Jamás me cansaré de mencionar la nobleza de los perros, que aún en su lecho de muerte al escuchar la voz de su amo, tratan de mover su rabo como lo hacían en su juventud.
Nosotros los veterinarios dedicados a las pequeñas especies, continuamente vivimos estas experiencias amargas por la que pasan nuestros clientes, al tener que tomar la decisión de sacrificar a su mascota después de tantos años de haber convivido con ella, y créame que nunca llegaremos a acostumbrarnos a realizar una eutanasia como un caso de rutina.
Me viene a la mente un gran número de experiencias donde afortunadamente así como ayudamos a nuestros pacientes a ver la luz por primera vez mediante cesáreas o cuando duramos horas en la cirugía después de reconstruir esos tejidos desechos cuando sufren un percance, lamentablemente también les arrebatamos la vida en cosa de minutos mediante la eutanasia.
Cuando llegamos a la casa de nuestro paciente, el dueño llama a su mascota cuando aún puede caminar, y cuando no lo puede hacer nos dirigimos a ella que se encuentra tendida en el piso, lo primero que hace es levantar ligeramente su cabeza y trata de ponerse alerta sin lograrlo y cuando la enfermedad impide realizar tal esfuerzo, mueve ligeramente su rabo y continúa con esa expresión de dolor que es muy perceptible para nosotros los veterinarios, entonces empieza la última despedida, le dirige tiernas palabras agradeciendo el dueño todos los años de su vida dedicados incondicionalmente a su familia, le tratan de explicar que lo que van hacer es para que deje de sufrir, que es el único camino a seguir tomando esa fatal decisión.
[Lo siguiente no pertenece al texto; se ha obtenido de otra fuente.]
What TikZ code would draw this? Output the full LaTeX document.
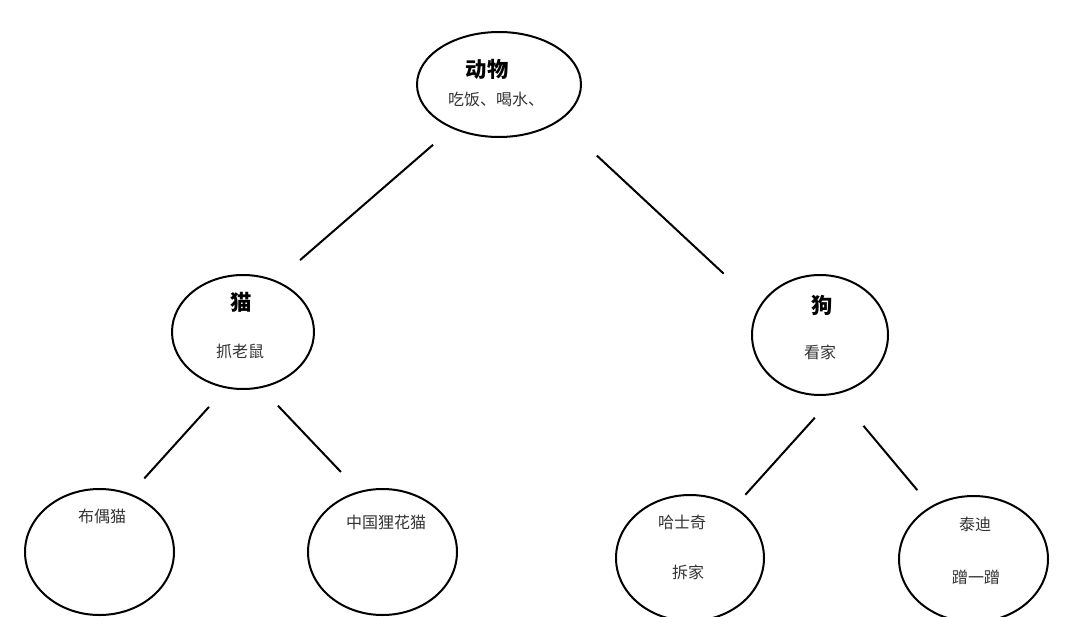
\documentclass[tikz,border=0pt]{standalone}
\usepackage{fontspec}
\setmainfont{Noto Sans CJK SC}
\usepackage{tikz}
\usetikzlibrary{shapes.geometric}
\usepackage{xcolor}
\definecolor{TextGrey}{HTML}{333333}

\begin{document}
\begin{tikzpicture}[
    x=0.75pt, y=-0.75pt,
    every node/.style={
        inner sep=0pt
    },
    bubble/.style={
        ellipse,
        draw=black,
        line width=1.5pt
    },
    title/.style={
        font=\bfseries\fontsize{16}{18}\selectfont,
        text=black
    },
    note/.style={
        font=\fontsize{12}{14}\selectfont,
        text=TextGrey
    },
    link/.style={
        draw=black,
        line width=1.5pt
    }
]

\useasboundingbox (0,0) rectangle (1078,617);
\clip (0,0) rectangle (1078,617);

% ellipses
\node[bubble, minimum width=123pt, minimum height=78.75pt] (animal) at (499,84.5) {};
\node[bubble, minimum width=106.5pt, minimum height=85.5pt] (cat) at (243,332) {};
\node[bubble, minimum width=102pt, minimum height=90pt] (dog) at (820,335) {};
\node[bubble, minimum width=111.75pt, minimum height=94.5pt] (ragdoll) at (99.5,552) {};
\node[bubble, minimum width=111.75pt, minimum height=94.5pt] (lihua) at (382.5,552) {};
\node[bubble, minimum width=111pt, minimum height=94.5pt] (husky) at (690,558) {};
\node[bubble, minimum width=111.75pt, minimum height=94.5pt] (teddy) at (973.5,559) {};

% texts
\node[title] (animal-name) at (487,69) {动物};
\node[note] (animal-does) at (496,99) {吃饭、喝水、};
\node[title] (cat-name) at (241,302) {猫};
\node[note] (cat-does) at (240,351) {抓老鼠};
\node[title] (dog-name) at (822,305) {狗};
\node[note] (dog-does) at (820,352) {看家};
\node[note] (ragdoll-name) at (102,516) {布偶猫};
\node[note] (lihua-name) at (386,522) {中国狸花猫};
\node[note] (husky-name) at (682,522) {哈士奇};
\node[note] (husky-does) at (688,572) {拆家};
\node[note] (teddy-name) at (975,524) {泰迪};
\node[note] (teddy-does) at (976,577) {蹭一蹭};

% links
\draw[link, shorten <=18.6pt, shorten >=23.5pt] (animal.-137.4) -- (cat.57.7);
\draw[link, shorten <=38pt, shorten >=36.2pt] (animal.-31.4) -- (dog.155.2);
\draw[link, shorten <=18.8pt, shorten >=15.4pt] (cat.-107.4) -- (ragdoll.62.3);
\draw[link, shorten <=18.2pt, shorten >=19.8pt] (cat.-72.5) -- (lihua.111.8);
\draw[link, shorten <=23.6pt, shorten >=12pt] (dog.-75.6) -- (husky.49.7);
\draw[link, shorten <=31pt, shorten >=15.7pt] (dog.-74.2) -- (teddy.129);

\end{tikzpicture}
\end{document}
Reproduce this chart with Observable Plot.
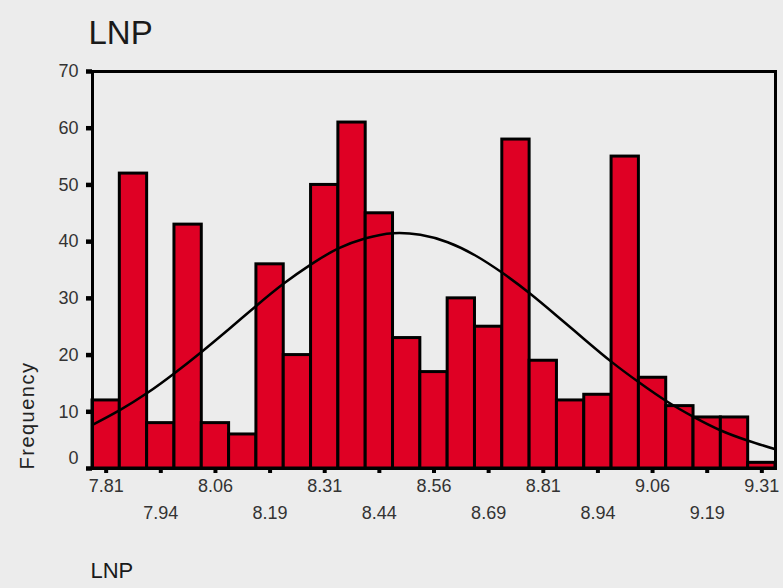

El perro parece comprender las palabras de su amo tratando de menear por última vez su cola, con esa posición clásica sin levantar la cabeza del suelo, solamente alzando su mirada triste... le contesta con sus ojos:
Quien debería estar eternamente agradecido soy yo amo, me aceptaste en tu casa siendo un miembro más de tu familia, aún sabiendo que no soy un perro de raza pura, jamás me faltó la comida ni el agua para beber, aún recuerdo los ratos amargos que causé cuando me arrolló aquel auto que pasó veloz frente a la casa, estuvieron conmigo día y noche cuidando mis heridas, las visitas al señor de la bata blanca cuando comía cosas que me causaban vómito y dolor... Bueno así lo interpretaba yo, aunque realmente siempre viví en la azotea y la comida no me faltaba aunque fuera una o dos veces por semana, y sobre mis heridas del accidente, aun recuerdo que una sola vez me visitaron en la noche porque mis aullidos de dolor no les dejaba dormir y aquella ocasión cuando me visitó el señor de la bata blanca, cuando comí el veneno para ratones que convulsioné y perdí el sentido, le hablaron para que me durmiera, pero él me alivió del dolor y me volvió a la vida con sus inyecciones, por eso y muchas cosas más estoy infinitamente agradecido con ustedes, tuve una vida feliz y cómo pagarles el que me hayan adoptado, solamente les pido perdón por mi muerte, pero les juro que ¡no es por culpa mía!